SZ: There are two big trends at play here. On the one hand, mobility is changing: car use will transition, to a significant extent, from private ownership to shared mobility and connected cars. Secondly, the fuel is different, moving from fossil fuels to electricity, which is at the crossroad with the energy transition. In this context, everyone sees a revolution, that we are at the peak of chaos and is reconsidering their role. If I am a car manufacturer I think: ‘why not sell the electrons too?’ but I would never have sold petrol before.
Companies that offer an end-to-end solution for their customers, and that provides ease of use, reliability and excellent service will win the trust of the customer and therefore the market. Considering our position in the market as a provider of high-quality charging solutions across hardware, software, back-office, infrastructure, service and the added value of a parent company that can facilitate the need for renewable energy, I’d say the EV charging solutions provider will own the customer relationship.
An easier entry point is consumer data and experience, which is where the tech companies may spy opportunity.
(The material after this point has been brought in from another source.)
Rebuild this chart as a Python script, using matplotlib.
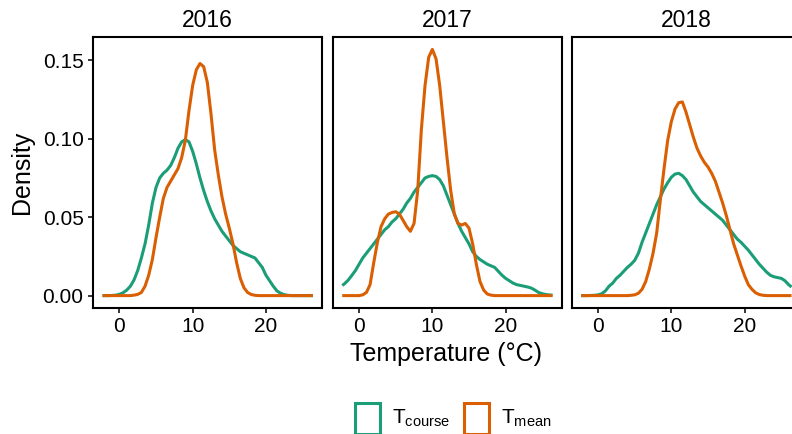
import matplotlib
matplotlib.use("Agg")
import matplotlib.pyplot as plt
from matplotlib.patches import Rectangle

plt.rcParams['font.family'] = ['Liberation Sans', 'DejaVu Sans']

W, H = 792, 434

years = ['2016', '2017', '2018']

temp = [-2.3, -2, -1.5, -1, -0.5, 0, 0.5, 1, 1.5, 2, 2.5, 3, 3.5, 4, 4.5, 5, 5.5, 6, 6.5,
        7, 7.5, 8, 8.5, 9, 9.5, 10, 10.5, 11, 11.5, 12, 12.5, 13, 13.5, 14, 14.5, 15, 15.5,
        16, 16.5, 17, 17.5, 18, 18.5, 19, 19.5, 20, 20.5, 21, 21.5, 22, 22.5, 23, 23.5, 24,
        24.5, 25, 25.5, 26, 26.4]

# density of T_course per year
course_2016 = [0, 0, 0, 0.0001, 0.0003, 0.0008, 0.0018, 0.0035, 0.006, 0.010, 0.016, 0.024,
               0.033, 0.045, 0.059, 0.069, 0.075, 0.078, 0.080, 0.083, 0.088, 0.094, 0.098,
               0.0995, 0.098, 0.092, 0.084, 0.075, 0.067, 0.060, 0.054, 0.049, 0.045, 0.041,
               0.038, 0.035, 0.032, 0.030, 0.028, 0.027, 0.026, 0.025, 0.024, 0.021, 0.018,
               0.013, 0.0095, 0.006, 0.003, 0.0015, 0.0006, 0.0002, 0, 0, 0, 0, 0, 0, 0]
course_2017 = [0.0065, 0.0075, 0.0098, 0.0128, 0.016, 0.020, 0.024, 0.027, 0.030, 0.033,
               0.036, 0.039, 0.042, 0.044, 0.047, 0.049, 0.052, 0.055, 0.059, 0.062, 0.066,
               0.069, 0.072, 0.075, 0.076, 0.0765, 0.076, 0.074, 0.070, 0.064, 0.058, 0.052,
               0.046, 0.041, 0.037, 0.033, 0.028, 0.025, 0.023, 0.0215, 0.020, 0.019, 0.018,
               0.0155, 0.013, 0.011, 0.0095, 0.008, 0.007, 0.0065, 0.006, 0.0055, 0.0048,
               0.0035, 0.002, 0.0012, 0.0007, 0.0004, 0.0003]
course_2018 = [0, 0, 0, 0.0001, 0.0002, 0.0005, 0.0012, 0.003, 0.006, 0.008, 0.011, 0.013,
               0.0155, 0.018, 0.020, 0.0225, 0.027, 0.034, 0.040, 0.046, 0.052, 0.058, 0.063,
               0.068, 0.072, 0.0755, 0.0775, 0.078, 0.0765, 0.074, 0.070, 0.066, 0.063, 0.060,
               0.058, 0.056, 0.054, 0.052, 0.050, 0.048, 0.045, 0.042, 0.039, 0.036, 0.034,
               0.0315, 0.029, 0.026, 0.023, 0.020, 0.0175, 0.015, 0.013, 0.012, 0.0115, 0.011,
               0.0095, 0.007, 0.0055]

# density of T_mean per year
mean_2016 = [0, 0, 0, 0, 0, 0, 0, 0, 0, 0.0003, 0.0008, 0.002, 0.006, 0.013, 0.023, 0.037,
             0.050, 0.062, 0.069, 0.073, 0.077, 0.081, 0.088, 0.099, 0.118, 0.134, 0.144,
             0.148, 0.146, 0.136, 0.116, 0.093, 0.077, 0.063, 0.052, 0.043, 0.033, 0.021,
             0.011, 0.005, 0.002, 0.0007, 0.0002, 0, 0, 0, 0, 0, 0, 0, 0, 0, 0, 0, 0, 0, 0,
             0, 0]
mean_2017 = [0, 0, 0, 0, 0, 0, 0.0005, 0.002, 0.007, 0.021, 0.034, 0.044, 0.049, 0.052,
             0.053, 0.0535, 0.052, 0.048, 0.044, 0.041, 0.046, 0.067, 0.106, 0.134, 0.152,
             0.157, 0.151, 0.134, 0.111, 0.088, 0.067, 0.052, 0.046, 0.045, 0.046, 0.043,
             0.033, 0.020, 0.009, 0.0035, 0.001, 0.0003, 0, 0, 0, 0, 0, 0, 0, 0, 0, 0, 0, 0,
             0, 0, 0, 0, 0]
mean_2018 = [0, 0, 0, 0, 0, 0, 0, 0, 0, 0, 0, 0, 0, 0, 0.0002, 0.0005, 0.0015, 0.004, 0.009,
             0.017, 0.027, 0.040, 0.061, 0.081, 0.099, 0.111, 0.119, 0.123, 0.1235, 0.117,
             0.109, 0.101, 0.094, 0.089, 0.085, 0.082, 0.078, 0.073, 0.066, 0.059, 0.051,
             0.042, 0.033, 0.026, 0.019, 0.0125, 0.007, 0.004, 0.0018, 0.0007, 0.0002, 0, 0,
             0, 0, 0, 0, 0, 0]

course = [course_2016, course_2017, course_2018]
mean = [mean_2016, mean_2017, mean_2018]

GREEN, ORANGE = '#1B9E77', '#D95F02'


def rect(x0, y0, x1, y1):
    return [x0 / W, 1 - y1 / H, (x1 - x0) / W, (y1 - y0) / H]


fig = plt.figure(figsize=(W / 100, H / 100), dpi=100)

lefts = [93, 332.7, 571.7]
for i, yr in enumerate(years):
    ax = fig.add_axes(rect(lefts[i], 37, lefts[i] + 229, 308))
    ax.plot(temp, course[i], color=GREEN, lw=2.2, solid_capstyle='butt')
    ax.plot(temp, mean[i], color=ORANGE, lw=2.2, solid_capstyle='butt')
    ax.set_xlim(-3.6, 27.65)
    ax.set_ylim(-0.0079, 0.1649)
    ax.set_xticks([0, 10, 20])
    ax.set_yticks([0, 0.05, 0.10, 0.15])
    for s in ax.spines.values():
        s.set_linewidth(1.5)
    ax.tick_params(length=3.8, width=1.1, labelsize=15, pad=3, colors='black')
    if i == 0:
        ax.set_yticklabels(['0.00', '0.05', '0.10', '0.15'])
    else:
        ax.set_yticklabels([])
        ax.tick_params(axis='y', length=0)
    fig.text((lefts[i] + 114.5) / W, 1 - 27 / H, yr, ha='center', va='baseline', fontsize=16.5)

fig.text(446.5 / W, 1 - 361 / H, 'Temperature (\u00b0C)', ha='center', va='baseline', fontsize=18)
fig.text(22 / W, 1 - 172 / H, 'Density', ha='center', va='center', rotation=90, fontsize=18)

# legend
keys = [(355, GREEN, r'$\mathregular{T_{course}}$'), (464, ORANGE, r'$\mathregular{T_{mean}}$')]
for x, c, lab in keys:
    fig.add_artist(Rectangle((x / W, 1 - 434 / H), 25 / W, 31.5 / H, transform=fig.transFigure,
                             fill=False, ec=c, lw=2.2))
    fig.text((x + 37) / W, 1 - 418 / H, lab, ha='left', va='center', fontsize=15)

fig.savefig('out.png', dpi=100)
FH: It is interesting you bring up the tech companies because – putting aside their potential entry into the market – there’s a lesson to learn from them. Ultimately, why did Amazon get to where it is? It did it by focusing on consumer satisfaction above anything else and making its customers’ lives easier. The same applies here: whoever is serving the consumer best has the right to win.
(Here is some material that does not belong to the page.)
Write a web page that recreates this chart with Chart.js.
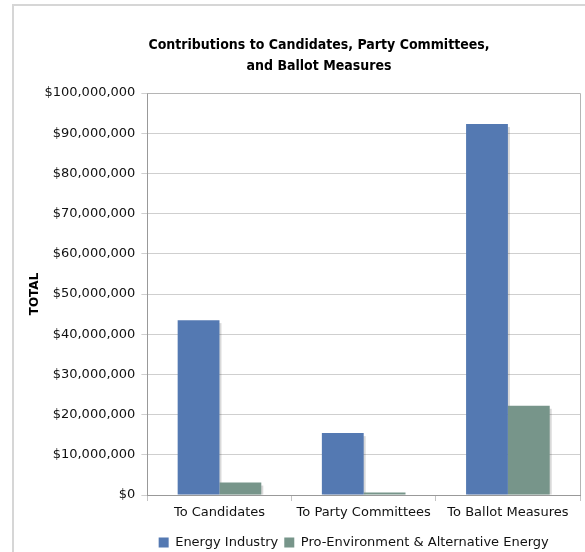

We are striving to do just that. We have experts on hand as you choose your EV, and then enable you to access great lease rates and better EV service from our selected leasing partners; get smart charging solutions for home, work and customer destinations; and enjoy smart charging with clean, green electricity from our sister company Octopus Energy.
DL: You are right, it is about the customer – but there is a risk that we focus on consumer choice and forget about simplicity. There will be different business models for charging your car at home, at work, at a mall or on the motorway. Does the customer want a different relationship and tariff for everyone? The winner will be the one who can make it simple, hiding the complexity behind an understandable, attractive proposition. As a DSO, we are lucky to be neutral in that regard. Our job is not to win the consumer’s approval but to build the infrastructure – but still, the end-user must be at the heart of everything.
JM: It really is all to play for. A lot of players are muscling in, jostling for position. It is very fluid, and, in the future, it may well be that lines between energy suppliers and transport providers become blurred. You have Octopus here, which will provide your energy tariff, your charger, your car and I even saw a promotion for ‘free miles’ too. On the other hand, you had Volkswagen launching their energy business, Elli, which can supply your home and car with renewable electricity. And it is not just about cars – what about a company wanting to provide solar panels or other connected home solutions all in an integrated way? That is where you can conceivably see the tech companies wading in the future. Some might think of them as a bit of a wild card, but they are more than that: these are the companies with the resources and track record for getting into people’s homes, utilising their data and joining things together. Why not cars and energy? The prize really is great, so expect some fierce competition in the years ahead.